*Task directions*: Look for the line containing "Rebuild this chart" and the line containing "y_ticks = [0, 10, 20, 30, 40, 50, 60, 70, 80]" in the entries below. Copy those two and all lines between them exactly, leaving out pictures.

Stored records
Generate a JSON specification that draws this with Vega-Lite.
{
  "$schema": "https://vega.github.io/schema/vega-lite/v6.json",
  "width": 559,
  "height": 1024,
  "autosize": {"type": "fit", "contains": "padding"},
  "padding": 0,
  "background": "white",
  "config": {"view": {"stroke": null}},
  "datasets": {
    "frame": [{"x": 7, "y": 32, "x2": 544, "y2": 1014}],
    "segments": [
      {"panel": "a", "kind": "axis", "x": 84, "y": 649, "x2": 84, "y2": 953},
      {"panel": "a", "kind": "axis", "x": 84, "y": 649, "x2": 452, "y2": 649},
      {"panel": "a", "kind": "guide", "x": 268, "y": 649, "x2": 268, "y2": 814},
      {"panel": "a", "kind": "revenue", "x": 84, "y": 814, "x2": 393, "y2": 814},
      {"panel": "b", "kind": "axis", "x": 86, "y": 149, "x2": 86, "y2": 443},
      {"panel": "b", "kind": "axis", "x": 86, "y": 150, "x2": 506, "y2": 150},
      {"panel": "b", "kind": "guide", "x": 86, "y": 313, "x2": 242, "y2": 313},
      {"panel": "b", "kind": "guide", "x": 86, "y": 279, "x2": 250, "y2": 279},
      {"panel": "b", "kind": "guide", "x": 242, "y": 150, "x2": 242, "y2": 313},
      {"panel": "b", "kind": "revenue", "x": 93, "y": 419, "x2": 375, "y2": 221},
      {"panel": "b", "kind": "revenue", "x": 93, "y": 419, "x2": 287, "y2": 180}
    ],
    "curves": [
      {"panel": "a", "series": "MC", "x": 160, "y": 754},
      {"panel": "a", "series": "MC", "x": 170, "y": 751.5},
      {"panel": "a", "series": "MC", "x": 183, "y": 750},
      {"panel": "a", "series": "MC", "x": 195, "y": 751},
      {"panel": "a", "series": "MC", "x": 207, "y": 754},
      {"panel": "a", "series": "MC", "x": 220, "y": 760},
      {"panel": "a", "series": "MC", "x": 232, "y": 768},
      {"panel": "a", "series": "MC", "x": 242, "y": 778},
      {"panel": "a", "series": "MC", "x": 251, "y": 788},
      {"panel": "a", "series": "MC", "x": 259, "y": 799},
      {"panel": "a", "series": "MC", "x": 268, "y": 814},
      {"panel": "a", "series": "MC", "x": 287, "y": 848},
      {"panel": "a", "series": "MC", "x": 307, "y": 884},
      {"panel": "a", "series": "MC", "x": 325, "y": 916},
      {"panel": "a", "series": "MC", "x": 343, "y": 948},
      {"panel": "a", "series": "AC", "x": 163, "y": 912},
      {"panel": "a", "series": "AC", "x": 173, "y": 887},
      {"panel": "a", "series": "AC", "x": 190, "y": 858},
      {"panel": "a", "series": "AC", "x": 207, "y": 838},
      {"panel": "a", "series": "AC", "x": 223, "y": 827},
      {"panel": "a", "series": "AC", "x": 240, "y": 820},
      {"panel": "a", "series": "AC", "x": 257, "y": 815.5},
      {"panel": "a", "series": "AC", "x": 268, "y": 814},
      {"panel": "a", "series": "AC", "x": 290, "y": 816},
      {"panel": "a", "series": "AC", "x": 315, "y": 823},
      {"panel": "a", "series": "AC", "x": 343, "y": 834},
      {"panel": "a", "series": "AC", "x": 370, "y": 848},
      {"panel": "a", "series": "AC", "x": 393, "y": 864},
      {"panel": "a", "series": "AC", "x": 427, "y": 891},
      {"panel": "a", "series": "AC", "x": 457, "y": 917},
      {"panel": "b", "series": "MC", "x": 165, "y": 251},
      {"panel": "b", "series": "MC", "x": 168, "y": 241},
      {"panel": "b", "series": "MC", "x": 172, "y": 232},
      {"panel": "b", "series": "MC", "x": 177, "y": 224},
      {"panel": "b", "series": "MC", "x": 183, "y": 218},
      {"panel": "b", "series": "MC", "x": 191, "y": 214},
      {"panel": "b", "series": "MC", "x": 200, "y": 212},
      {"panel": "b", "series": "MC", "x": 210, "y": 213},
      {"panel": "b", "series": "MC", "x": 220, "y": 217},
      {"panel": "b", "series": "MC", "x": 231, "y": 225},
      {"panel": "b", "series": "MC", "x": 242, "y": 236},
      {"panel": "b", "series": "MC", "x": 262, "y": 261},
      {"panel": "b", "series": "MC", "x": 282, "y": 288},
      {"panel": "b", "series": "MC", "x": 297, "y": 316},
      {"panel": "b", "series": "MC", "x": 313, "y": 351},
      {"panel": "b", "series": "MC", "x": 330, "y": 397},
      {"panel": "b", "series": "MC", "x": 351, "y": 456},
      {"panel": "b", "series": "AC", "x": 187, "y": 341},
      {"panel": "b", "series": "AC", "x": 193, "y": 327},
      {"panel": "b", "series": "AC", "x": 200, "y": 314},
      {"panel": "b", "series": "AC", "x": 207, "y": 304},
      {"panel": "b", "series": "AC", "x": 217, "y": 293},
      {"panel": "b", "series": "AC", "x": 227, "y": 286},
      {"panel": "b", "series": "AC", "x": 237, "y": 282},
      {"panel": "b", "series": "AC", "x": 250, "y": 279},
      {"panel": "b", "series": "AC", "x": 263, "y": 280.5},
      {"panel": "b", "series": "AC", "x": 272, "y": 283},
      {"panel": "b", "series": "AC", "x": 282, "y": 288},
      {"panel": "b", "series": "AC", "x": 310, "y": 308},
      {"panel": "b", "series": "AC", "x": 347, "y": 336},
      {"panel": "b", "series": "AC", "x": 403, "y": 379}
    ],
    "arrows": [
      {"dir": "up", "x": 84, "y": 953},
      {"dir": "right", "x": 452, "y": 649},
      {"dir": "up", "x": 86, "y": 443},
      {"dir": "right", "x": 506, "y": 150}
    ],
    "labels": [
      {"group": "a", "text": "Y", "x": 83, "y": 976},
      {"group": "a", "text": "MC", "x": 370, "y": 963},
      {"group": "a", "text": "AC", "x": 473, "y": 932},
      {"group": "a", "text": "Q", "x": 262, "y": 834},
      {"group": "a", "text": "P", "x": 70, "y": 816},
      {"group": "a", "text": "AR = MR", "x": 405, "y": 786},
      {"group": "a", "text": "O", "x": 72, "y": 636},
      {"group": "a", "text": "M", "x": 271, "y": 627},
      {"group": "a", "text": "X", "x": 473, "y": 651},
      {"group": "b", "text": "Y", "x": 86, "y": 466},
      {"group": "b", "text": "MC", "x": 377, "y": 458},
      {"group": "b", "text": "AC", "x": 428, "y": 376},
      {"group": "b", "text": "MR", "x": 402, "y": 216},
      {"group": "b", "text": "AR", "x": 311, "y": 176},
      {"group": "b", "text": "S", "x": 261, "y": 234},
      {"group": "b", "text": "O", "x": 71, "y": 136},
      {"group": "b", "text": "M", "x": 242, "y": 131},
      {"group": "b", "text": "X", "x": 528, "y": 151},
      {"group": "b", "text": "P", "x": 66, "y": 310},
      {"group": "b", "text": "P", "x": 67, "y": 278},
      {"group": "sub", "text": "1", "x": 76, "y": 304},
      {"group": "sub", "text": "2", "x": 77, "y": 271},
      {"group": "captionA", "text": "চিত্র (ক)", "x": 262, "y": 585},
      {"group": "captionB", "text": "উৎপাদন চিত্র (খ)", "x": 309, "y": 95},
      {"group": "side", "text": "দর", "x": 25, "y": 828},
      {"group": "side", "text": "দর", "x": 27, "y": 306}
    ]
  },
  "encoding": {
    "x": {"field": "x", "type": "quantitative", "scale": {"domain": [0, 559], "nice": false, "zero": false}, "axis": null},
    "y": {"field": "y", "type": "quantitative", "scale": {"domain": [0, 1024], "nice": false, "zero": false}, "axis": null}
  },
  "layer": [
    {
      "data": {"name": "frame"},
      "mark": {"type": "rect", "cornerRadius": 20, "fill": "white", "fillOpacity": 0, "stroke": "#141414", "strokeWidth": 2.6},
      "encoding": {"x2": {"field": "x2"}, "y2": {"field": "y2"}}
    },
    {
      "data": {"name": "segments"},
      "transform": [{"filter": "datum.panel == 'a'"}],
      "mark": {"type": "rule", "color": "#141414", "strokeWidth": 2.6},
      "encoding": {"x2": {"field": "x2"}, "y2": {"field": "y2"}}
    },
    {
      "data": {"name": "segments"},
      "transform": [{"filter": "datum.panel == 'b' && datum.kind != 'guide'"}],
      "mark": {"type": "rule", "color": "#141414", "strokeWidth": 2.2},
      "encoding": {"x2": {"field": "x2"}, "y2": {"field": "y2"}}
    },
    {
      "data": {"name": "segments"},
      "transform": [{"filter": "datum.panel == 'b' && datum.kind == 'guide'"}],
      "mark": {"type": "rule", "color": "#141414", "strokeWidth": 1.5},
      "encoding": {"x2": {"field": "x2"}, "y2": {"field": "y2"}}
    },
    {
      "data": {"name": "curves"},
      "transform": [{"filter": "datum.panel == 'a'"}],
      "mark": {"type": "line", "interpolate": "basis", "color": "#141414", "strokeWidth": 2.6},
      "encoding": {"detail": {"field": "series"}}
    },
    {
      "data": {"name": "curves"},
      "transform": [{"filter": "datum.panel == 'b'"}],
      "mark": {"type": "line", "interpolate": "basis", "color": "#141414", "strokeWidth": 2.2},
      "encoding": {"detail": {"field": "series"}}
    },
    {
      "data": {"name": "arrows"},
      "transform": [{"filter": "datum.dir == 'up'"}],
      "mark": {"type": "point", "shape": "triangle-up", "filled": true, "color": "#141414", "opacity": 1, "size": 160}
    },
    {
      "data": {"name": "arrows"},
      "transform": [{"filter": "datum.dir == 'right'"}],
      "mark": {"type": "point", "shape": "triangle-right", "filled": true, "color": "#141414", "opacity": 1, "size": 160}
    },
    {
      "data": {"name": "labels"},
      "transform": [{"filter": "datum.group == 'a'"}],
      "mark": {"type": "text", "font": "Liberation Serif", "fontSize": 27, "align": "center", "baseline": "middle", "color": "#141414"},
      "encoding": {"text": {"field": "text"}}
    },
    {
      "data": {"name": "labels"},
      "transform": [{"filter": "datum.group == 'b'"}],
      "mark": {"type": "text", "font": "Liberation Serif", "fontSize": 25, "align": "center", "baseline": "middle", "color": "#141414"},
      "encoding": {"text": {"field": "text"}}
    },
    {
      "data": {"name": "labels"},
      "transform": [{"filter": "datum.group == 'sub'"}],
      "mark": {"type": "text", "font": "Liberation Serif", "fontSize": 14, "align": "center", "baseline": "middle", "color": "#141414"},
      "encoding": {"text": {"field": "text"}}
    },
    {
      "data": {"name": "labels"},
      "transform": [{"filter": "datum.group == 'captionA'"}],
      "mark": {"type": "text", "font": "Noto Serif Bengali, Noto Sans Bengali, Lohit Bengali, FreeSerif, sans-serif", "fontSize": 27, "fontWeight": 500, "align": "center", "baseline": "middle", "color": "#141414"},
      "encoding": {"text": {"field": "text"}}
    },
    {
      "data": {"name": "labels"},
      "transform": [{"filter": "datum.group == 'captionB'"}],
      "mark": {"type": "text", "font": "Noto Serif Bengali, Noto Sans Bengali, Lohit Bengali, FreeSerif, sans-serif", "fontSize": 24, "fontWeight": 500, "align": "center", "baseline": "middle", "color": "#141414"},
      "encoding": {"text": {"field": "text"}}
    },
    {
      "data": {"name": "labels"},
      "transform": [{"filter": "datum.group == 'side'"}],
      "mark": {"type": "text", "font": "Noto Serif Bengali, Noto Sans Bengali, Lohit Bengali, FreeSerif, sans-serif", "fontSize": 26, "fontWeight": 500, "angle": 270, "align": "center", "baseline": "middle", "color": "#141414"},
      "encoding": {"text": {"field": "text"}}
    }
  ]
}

---

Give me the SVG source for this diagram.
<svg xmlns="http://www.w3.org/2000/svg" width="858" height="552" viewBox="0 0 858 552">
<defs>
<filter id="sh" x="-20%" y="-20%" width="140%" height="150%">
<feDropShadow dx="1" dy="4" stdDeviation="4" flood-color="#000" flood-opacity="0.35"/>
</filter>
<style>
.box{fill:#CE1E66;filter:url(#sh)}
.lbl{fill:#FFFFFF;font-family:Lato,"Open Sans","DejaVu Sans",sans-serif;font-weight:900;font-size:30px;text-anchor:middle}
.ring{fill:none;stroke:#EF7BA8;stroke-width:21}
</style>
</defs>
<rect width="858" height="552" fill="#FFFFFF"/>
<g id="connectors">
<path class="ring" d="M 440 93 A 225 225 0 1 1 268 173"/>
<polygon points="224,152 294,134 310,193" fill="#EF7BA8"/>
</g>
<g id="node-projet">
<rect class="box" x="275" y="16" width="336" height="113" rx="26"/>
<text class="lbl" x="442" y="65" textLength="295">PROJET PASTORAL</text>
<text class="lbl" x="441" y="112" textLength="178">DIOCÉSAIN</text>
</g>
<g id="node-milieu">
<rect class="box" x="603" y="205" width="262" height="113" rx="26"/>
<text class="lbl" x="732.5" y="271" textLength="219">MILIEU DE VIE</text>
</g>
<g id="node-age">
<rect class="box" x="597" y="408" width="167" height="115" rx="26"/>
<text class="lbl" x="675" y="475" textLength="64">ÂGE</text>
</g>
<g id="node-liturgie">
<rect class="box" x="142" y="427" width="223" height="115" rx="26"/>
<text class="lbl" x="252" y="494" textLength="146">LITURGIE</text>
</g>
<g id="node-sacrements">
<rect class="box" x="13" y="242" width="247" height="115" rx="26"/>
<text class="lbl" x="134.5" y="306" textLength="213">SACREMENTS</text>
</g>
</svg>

...

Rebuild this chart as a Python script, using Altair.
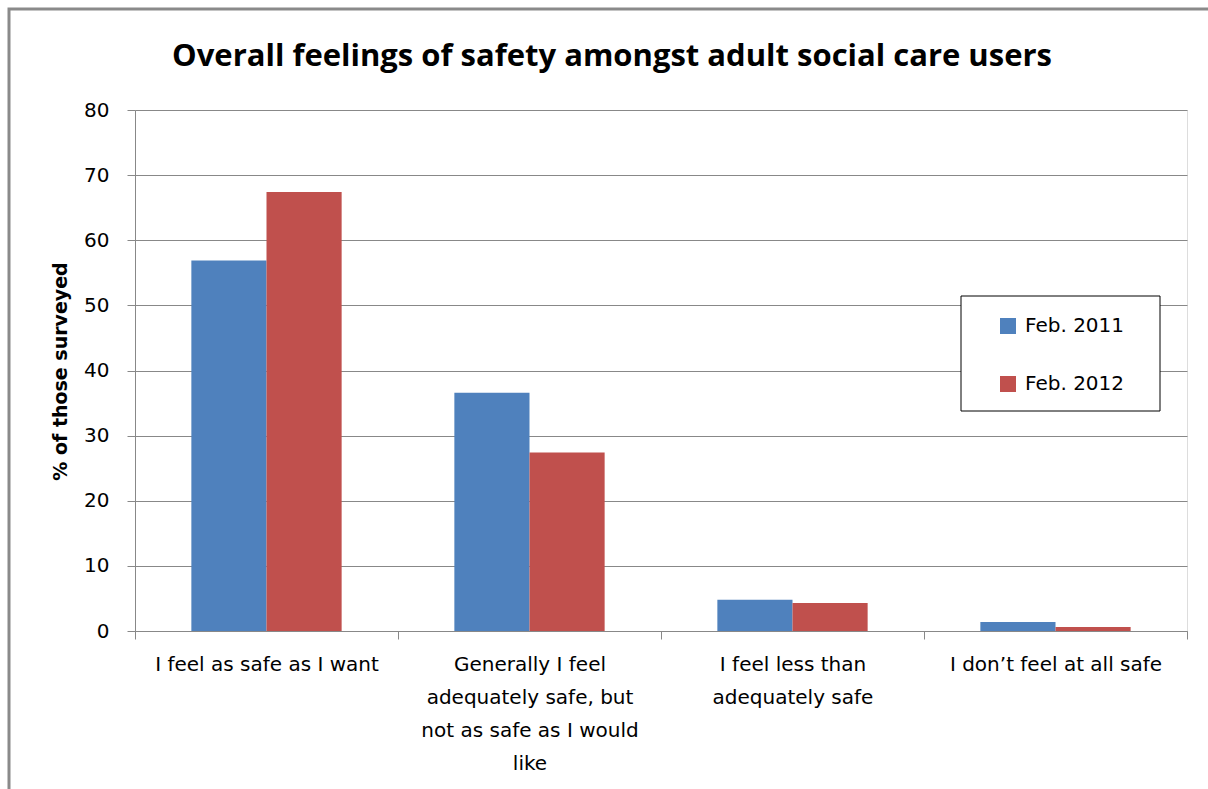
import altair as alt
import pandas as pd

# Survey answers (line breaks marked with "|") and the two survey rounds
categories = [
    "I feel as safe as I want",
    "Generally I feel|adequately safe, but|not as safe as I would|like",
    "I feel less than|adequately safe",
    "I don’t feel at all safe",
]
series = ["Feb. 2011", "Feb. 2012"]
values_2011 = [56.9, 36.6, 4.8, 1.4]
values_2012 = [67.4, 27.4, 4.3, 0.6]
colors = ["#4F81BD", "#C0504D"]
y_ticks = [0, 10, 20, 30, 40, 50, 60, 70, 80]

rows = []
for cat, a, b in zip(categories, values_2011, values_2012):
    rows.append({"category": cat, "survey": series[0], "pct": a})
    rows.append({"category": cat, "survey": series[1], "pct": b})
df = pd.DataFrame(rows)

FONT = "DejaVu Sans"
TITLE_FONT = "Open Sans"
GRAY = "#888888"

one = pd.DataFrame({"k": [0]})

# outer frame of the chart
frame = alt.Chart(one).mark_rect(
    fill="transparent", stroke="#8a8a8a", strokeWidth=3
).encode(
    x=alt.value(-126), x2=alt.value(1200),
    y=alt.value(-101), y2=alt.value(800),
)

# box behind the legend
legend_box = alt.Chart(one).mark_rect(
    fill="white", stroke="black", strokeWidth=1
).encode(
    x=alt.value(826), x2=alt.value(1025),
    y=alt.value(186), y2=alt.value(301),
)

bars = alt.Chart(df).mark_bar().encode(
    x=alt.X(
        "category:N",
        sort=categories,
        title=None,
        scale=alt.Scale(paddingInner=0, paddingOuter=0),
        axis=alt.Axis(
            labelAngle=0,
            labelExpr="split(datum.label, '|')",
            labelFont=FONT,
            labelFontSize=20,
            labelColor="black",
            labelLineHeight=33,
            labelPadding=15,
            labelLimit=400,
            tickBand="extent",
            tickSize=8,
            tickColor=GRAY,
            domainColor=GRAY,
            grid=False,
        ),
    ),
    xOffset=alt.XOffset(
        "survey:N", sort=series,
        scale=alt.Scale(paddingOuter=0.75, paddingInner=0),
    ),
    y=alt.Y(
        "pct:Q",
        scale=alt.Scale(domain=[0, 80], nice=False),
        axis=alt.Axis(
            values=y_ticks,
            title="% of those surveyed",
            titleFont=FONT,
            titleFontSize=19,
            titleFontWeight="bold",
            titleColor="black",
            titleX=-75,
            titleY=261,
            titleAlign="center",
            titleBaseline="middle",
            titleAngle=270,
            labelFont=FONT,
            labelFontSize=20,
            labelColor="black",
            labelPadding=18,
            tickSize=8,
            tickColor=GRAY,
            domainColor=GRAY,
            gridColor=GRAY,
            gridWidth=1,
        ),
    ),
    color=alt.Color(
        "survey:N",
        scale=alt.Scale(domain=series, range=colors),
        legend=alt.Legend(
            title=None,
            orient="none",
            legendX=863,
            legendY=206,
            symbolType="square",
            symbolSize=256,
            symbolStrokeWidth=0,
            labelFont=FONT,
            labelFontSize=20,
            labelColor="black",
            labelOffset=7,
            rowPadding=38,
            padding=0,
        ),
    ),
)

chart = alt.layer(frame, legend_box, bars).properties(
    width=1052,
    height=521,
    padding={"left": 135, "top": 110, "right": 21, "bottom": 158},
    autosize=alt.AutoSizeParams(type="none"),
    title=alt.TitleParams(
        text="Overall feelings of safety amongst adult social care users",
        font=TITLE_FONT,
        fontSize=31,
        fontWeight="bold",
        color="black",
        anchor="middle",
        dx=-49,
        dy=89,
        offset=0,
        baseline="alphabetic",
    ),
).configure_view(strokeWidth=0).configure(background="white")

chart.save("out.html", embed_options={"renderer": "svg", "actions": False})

*Response to this task*:
Rebuild this chart as a Python script, using Altair.
import altair as alt
import pandas as pd

# Survey answers (line breaks marked with "|") and the two survey rounds
categories = [
    "I feel as safe as I want",
    "Generally I feel|adequately safe, but|not as safe as I would|like",
    "I feel less than|adequately safe",
    "I don’t feel at all safe",
]
series = ["Feb. 2011", "Feb. 2012"]
values_2011 = [56.9, 36.6, 4.8, 1.4]
values_2012 = [67.4, 27.4, 4.3, 0.6]
colors = ["#4F81BD", "#C0504D"]
y_ticks = [0, 10, 20, 30, 40, 50, 60, 70, 80]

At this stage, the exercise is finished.